__Data__
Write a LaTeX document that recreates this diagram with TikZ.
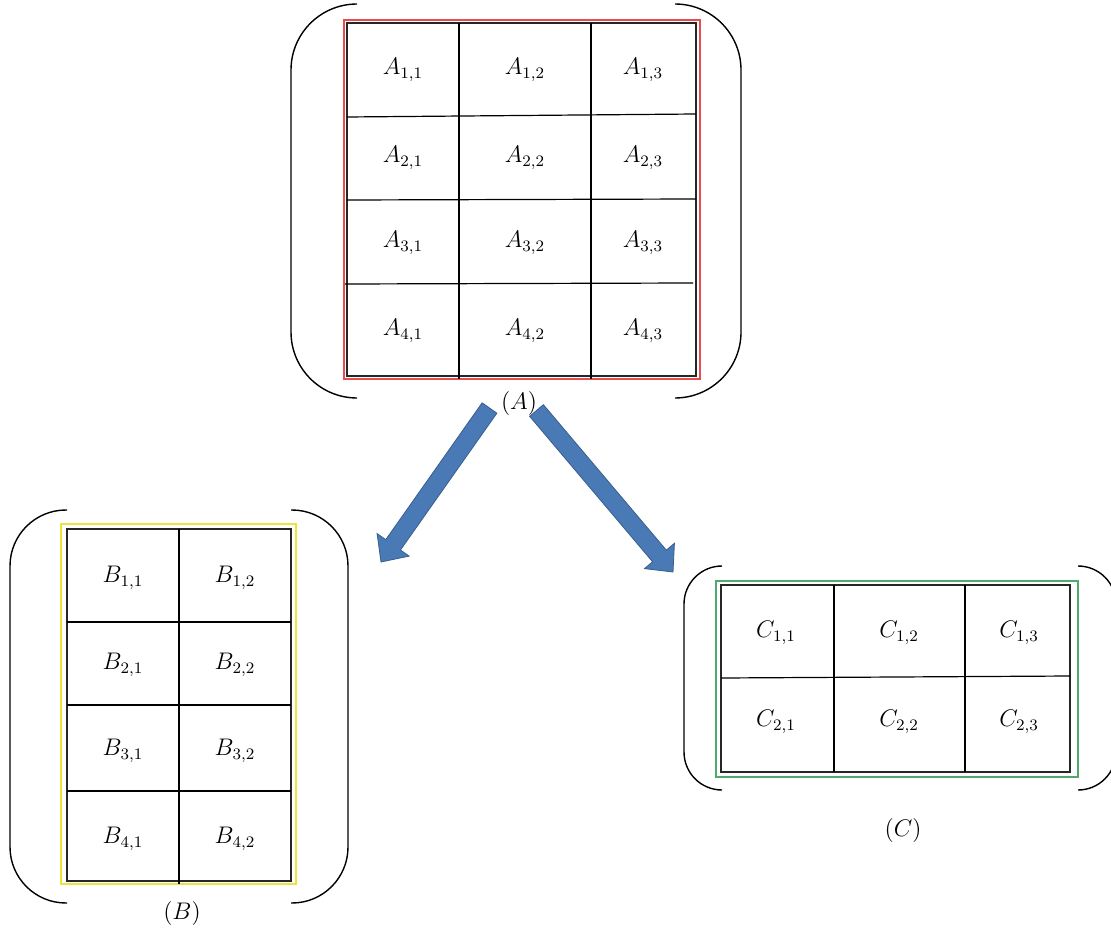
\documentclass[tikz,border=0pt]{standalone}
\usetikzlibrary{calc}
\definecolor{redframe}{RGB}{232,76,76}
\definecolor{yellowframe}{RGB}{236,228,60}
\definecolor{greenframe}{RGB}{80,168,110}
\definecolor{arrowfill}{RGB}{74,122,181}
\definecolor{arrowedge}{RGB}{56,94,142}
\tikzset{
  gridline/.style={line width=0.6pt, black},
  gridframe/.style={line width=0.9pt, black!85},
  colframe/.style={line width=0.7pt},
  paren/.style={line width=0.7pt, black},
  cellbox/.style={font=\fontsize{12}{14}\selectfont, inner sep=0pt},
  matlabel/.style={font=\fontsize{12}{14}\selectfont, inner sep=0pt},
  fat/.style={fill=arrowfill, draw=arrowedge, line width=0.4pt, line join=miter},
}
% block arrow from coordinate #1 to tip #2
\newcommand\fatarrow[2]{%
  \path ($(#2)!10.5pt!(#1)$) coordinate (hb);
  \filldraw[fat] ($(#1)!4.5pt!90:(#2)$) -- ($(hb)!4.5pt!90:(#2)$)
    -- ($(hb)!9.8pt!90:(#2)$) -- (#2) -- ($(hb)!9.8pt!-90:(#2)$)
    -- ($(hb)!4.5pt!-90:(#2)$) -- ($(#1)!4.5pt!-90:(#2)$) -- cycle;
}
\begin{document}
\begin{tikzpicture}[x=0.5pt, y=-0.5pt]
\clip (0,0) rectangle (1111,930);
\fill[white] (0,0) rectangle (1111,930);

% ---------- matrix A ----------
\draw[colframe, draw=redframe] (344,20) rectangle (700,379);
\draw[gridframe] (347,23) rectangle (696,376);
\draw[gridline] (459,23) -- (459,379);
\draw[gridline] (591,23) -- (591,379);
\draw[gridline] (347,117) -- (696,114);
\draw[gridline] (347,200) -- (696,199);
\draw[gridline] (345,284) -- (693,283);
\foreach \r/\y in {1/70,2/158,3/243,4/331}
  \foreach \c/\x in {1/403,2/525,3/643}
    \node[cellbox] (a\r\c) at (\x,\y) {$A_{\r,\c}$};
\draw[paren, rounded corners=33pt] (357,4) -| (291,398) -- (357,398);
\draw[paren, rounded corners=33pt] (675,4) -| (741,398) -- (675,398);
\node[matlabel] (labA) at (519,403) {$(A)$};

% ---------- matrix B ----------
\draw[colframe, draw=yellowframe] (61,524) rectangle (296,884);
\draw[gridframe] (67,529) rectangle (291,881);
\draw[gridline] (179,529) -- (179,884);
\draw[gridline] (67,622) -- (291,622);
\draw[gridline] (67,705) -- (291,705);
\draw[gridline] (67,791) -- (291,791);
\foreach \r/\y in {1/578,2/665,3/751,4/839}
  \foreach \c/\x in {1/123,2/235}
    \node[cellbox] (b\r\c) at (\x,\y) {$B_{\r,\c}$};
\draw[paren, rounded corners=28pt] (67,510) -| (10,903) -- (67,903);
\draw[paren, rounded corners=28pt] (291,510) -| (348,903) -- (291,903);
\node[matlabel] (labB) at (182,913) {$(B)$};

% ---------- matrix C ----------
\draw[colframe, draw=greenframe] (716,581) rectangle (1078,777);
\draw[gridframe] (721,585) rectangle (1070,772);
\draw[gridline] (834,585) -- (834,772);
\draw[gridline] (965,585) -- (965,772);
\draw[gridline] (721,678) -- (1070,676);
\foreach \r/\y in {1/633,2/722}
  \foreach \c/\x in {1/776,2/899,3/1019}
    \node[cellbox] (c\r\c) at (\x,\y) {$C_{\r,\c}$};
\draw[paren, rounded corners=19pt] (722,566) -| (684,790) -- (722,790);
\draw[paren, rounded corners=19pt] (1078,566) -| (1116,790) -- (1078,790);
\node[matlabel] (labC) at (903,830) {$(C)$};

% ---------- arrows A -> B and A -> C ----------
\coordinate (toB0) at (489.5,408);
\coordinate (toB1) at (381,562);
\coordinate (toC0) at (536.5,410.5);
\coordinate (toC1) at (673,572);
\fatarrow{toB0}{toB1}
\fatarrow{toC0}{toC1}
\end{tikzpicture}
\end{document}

__Exercise instructions__
Leave out the pictures. Transcribe only the lines above, from the first through the one that contains "(labA) at (519,403)".

__The solution__
Write a LaTeX document that recreates this diagram with TikZ.
\documentclass[tikz,border=0pt]{standalone}
\usetikzlibrary{calc}
\definecolor{redframe}{RGB}{232,76,76}
\definecolor{yellowframe}{RGB}{236,228,60}
\definecolor{greenframe}{RGB}{80,168,110}
\definecolor{arrowfill}{RGB}{74,122,181}
\definecolor{arrowedge}{RGB}{56,94,142}
\tikzset{
  gridline/.style={line width=0.6pt, black},
  gridframe/.style={line width=0.9pt, black!85},
  colframe/.style={line width=0.7pt},
  paren/.style={line width=0.7pt, black},
  cellbox/.style={font=\fontsize{12}{14}\selectfont, inner sep=0pt},
  matlabel/.style={font=\fontsize{12}{14}\selectfont, inner sep=0pt},
  fat/.style={fill=arrowfill, draw=arrowedge, line width=0.4pt, line join=miter},
}
% block arrow from coordinate #1 to tip #2
\newcommand\fatarrow[2]{%
  \path ($(#2)!10.5pt!(#1)$) coordinate (hb);
  \filldraw[fat] ($(#1)!4.5pt!90:(#2)$) -- ($(hb)!4.5pt!90:(#2)$)
    -- ($(hb)!9.8pt!90:(#2)$) -- (#2) -- ($(hb)!9.8pt!-90:(#2)$)
    -- ($(hb)!4.5pt!-90:(#2)$) -- ($(#1)!4.5pt!-90:(#2)$) -- cycle;
}
\begin{document}
\begin{tikzpicture}[x=0.5pt, y=-0.5pt]
\clip (0,0) rectangle (1111,930);
\fill[white] (0,0) rectangle (1111,930);

% ---------- matrix A ----------
\draw[colframe, draw=redframe] (344,20) rectangle (700,379);
\draw[gridframe] (347,23) rectangle (696,376);
\draw[gridline] (459,23) -- (459,379);
\draw[gridline] (591,23) -- (591,379);
\draw[gridline] (347,117) -- (696,114);
\draw[gridline] (347,200) -- (696,199);
\draw[gridline] (345,284) -- (693,283);
\foreach \r/\y in {1/70,2/158,3/243,4/331}
  \foreach \c/\x in {1/403,2/525,3/643}
    \node[cellbox] (a\r\c) at (\x,\y) {$A_{\r,\c}$};
\draw[paren, rounded corners=33pt] (357,4) -| (291,398) -- (357,398);
\draw[paren, rounded corners=33pt] (675,4) -| (741,398) -- (675,398);
\node[matlabel] (labA) at (519,403) {$(A)$};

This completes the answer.